In a style reminiscent of Market of Tales and a setting which crosses back and forth between countryside and metropolises, “Destinations” begins with the story of a man who determines to find his recently dead palm-wine tapper in the Town of the Dead. A dramatic transformation of some of the incidents in Amos Tutuola’s The Palm-wine Drinkard (1952), the first movement of “Destinations” segues us through the land of dream into an extraordinary forest that separates humans and the other world, the latter home to a range of beings, half-beings and non-beings. Our man, Ojo, equipped with potent juju, the power of “say-so” and the like, heads in the direction of night. Of course, the darkness transforms. He meets talking trees, who trap him; he is compelled to fly. He attracts a companion, a willful young woman, who refuses the groom imposed on her by her parents and mistakenly falls into the hands of “the Complete Gentleman”— a skull masquerading as a handsome young man. When Ojo and his companion, Aina, eventually reach the Country of the Dead, the palm-wine tapper has long become a landed citizen and he loves the privileges of his new home. The ex-tapper rewards the couple with a boon, a magical egg, which, if used properly, will furnish Ojo all the palm-wine he and his townspeople will ever need. But will Ojo and Aina use their egg well? Ojo has been in a major dream.

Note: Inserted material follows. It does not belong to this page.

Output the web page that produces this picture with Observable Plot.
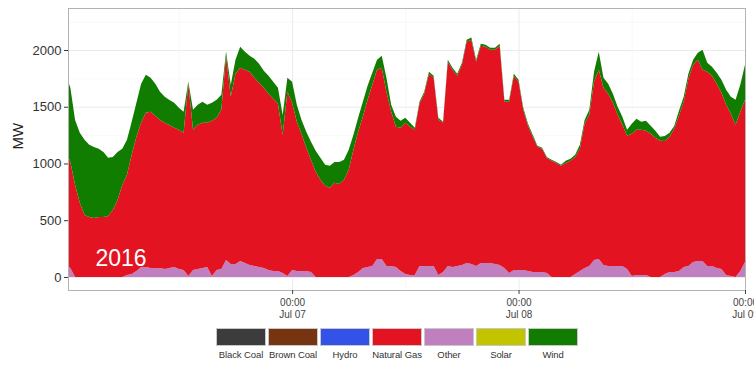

The second half of “Destinations” finds us in the company of Zenait, who is sitting with her mother, Alem, beside the fireplace in a medium-scale Canadian home. She is asking her mother why she ran away from her home in Eritrea to Nairobi, the city that never sleeps: “Where else did you go?” To this question, Alem enigmatically replies, “I became Zulu.” Alem relives her encounter with Takesure, a guerilla from South Africa, on a mission in ANC’s friendly frontline states. How Alem, a thorough Eritrean becomes Zulu, and how Zenait ends up Canadian is the drama of the second half of “Destinations.” This second half of “Destinations” is conceived as a journey into dawn.